Saturation is another property to consider, with available materials providing trade-offs between low losses and reasonably high saturation (0.8T) at a low cost, up to higher priced, high saturation material (1.6 T). High saturation is advantageous where inductance under load is critical.
An advance on powder technologies, new amorphous and nanocrystalline magnetic cores allow smaller, lighter and more energy-efficient designs in many high frequency applications for inverters, adjustable speed drives and power supplies.
Amorphous metals are produced by using special technology where molten metal is cast into thin solid ribbons. Since the material has no crystalline magnetic anisotropy, amorphous magnetic metal has high permeability.
When compared with conventional crystalline magnetic materials, amorphous magnetic cores have superior magnetic characteristics, such as lower core loss. They offer superior design when used as the core material.
Nanocrystalline alloys offer a unique combination of high permeability with large flux density and low losses at high frequencies. Operational temperatures of up to 180°C are possible.
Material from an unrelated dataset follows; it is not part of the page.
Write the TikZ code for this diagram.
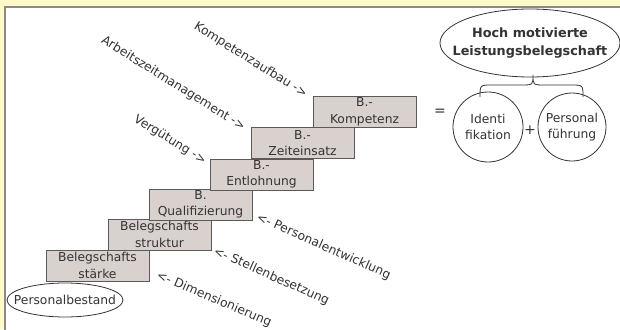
\documentclass[tikz,border=0pt]{standalone}
\usepackage{fontspec}
\setmainfont{DejaVu Sans}
\usetikzlibrary{shapes.geometric}
\definecolor{bgyellow}{HTML}{FFF8C8}
\definecolor{framegray}{HTML}{8A8A8A}
\definecolor{boxfill}{HTML}{D9D1CE}
\definecolor{boxline}{HTML}{5A5A5A}
\definecolor{txt}{HTML}{333333}
\begin{document}
\begin{tikzpicture}[x=1pt,y=-1pt,
  every node/.style={text=txt, font=\fontsize{12.3}{16.5}\selectfont},
  stepbox/.style={draw=boxline, fill=boxfill, line width=0.9pt, minimum width=103pt, minimum height=31pt, inner sep=0pt, align=center},
  oval/.style={draw=txt, line width=0.8pt, ellipse, inner sep=0pt},
  ovaltext/.style={inner sep=0pt, align=center},
  roundel/.style={draw=txt, line width=0.8pt, circle, minimum size=70pt, inner sep=0pt, align=center},
  uplabel/.style={inner sep=0pt, anchor=east, rotate=-32},
  downlabel/.style={inner sep=0pt, anchor=west, rotate=-24},
  bline/.style={draw=txt, line width=0.8pt}
]
\useasboundingbox (0,0) rectangle (620,329);
\fill[bgyellow] (0,0) rectangle (620,329);
\draw[framegray, line width=1.5pt, fill=white] (5,7) rectangle (624,333);

% steps
\node[stepbox] (staerke) at (97.5,265.5) {Belegschafts\\stärke};
\node[stepbox] (struktur) at (159.5,234.5) {Belegschafts\\struktur};
\node[stepbox] (quali) at (200.5,204.5) {B.\\Qualifizierung};
\node[stepbox] (entl) at (261.5,174.5) {B.-\\Entlohnung};
\node[stepbox] (zeit) at (302.5,143) {B.-\\Zeiteinsatz};
\node[stepbox] (komp) at (364.5,112) {B.-\\Kompetenz};

% base
\node[oval, minimum width=116pt, minimum height=34pt] (bestand) at (65,300) {};
\node[ovaltext] (bestandtext) at (bestand.center) {Personalbestand};

% labels
\node[uplabel] (l1) at (306,95) {Kompetenzaufbau ->};
\node[uplabel] (l2) at (244,128) {Arbeitszeitmanagement ->};
\node[uplabel] (l3) at (205,162) {Vergütung ->};
\node[downlabel] (l4) at (257,217) {<- Personalentwicklung};
\node[downlabel] (l5) at (214,251) {<- Stellenbesetzung};
\node[downlabel, rotate=1] (l6) at (157,275) {<- Dimensionierung};

% right part
\node[font=\fontsize{14}{16}\selectfont] (eq) at (440,112) {=};
\node[oval, minimum width=180pt, minimum height=68pt] (hoch) at (530,43) {};
\node[ovaltext, font=\bfseries\fontsize{12.8}{17.5}\selectfont] (hochtext) at (hoch.center) {Hoch motivierte\\Leistungsbelegschaft};
\node[roundel] (ident) at (488,127) {Identi\\fikation};
\node[roundel, minimum size=68pt] (fuehr) at (572,127) {Personal\\führung};
\node[font=\fontsize{14}{16}\selectfont] (plus) at (530,130) {+};

% brace
\coordinate (bl) at (480,97);
\coordinate (br) at (583,97);
\coordinate (bt) at (533,75);
\draw[bline] (bl) .. controls (480,85) .. (492,85) -- (521,85) .. controls (533,85) .. (bt)
  .. controls (533,85) .. (545,85) -- (571,85) .. controls (583,85) .. (br);
\end{tikzpicture}
\end{document}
Materials like this enable construction of chokes and transformers in much smaller dimensions than is possible using ferrite based assemblies. Common-mode chokes, in particular, benefit from the high permeability, because the amount of copper wire can be reduced.
Wire is important
The introduction of triple insulated wire allows windings to be laid on top of each other, giving mains isolation in a smaller form factor. This technique meets all the leading international safety codes and enables transformers to be manufactured to meet safety isolation standards without the need for margins and tape barriers.
With conductor diameters ranging from 0.2mm to 1mm the increased winding space permits smaller transformers to be designed and reduces manufacturing time and cost. Advances in magnetic materials, wire, winding techniques and equipment can be fed back rapidly through accurate simulation tool and 3D CAD solutions.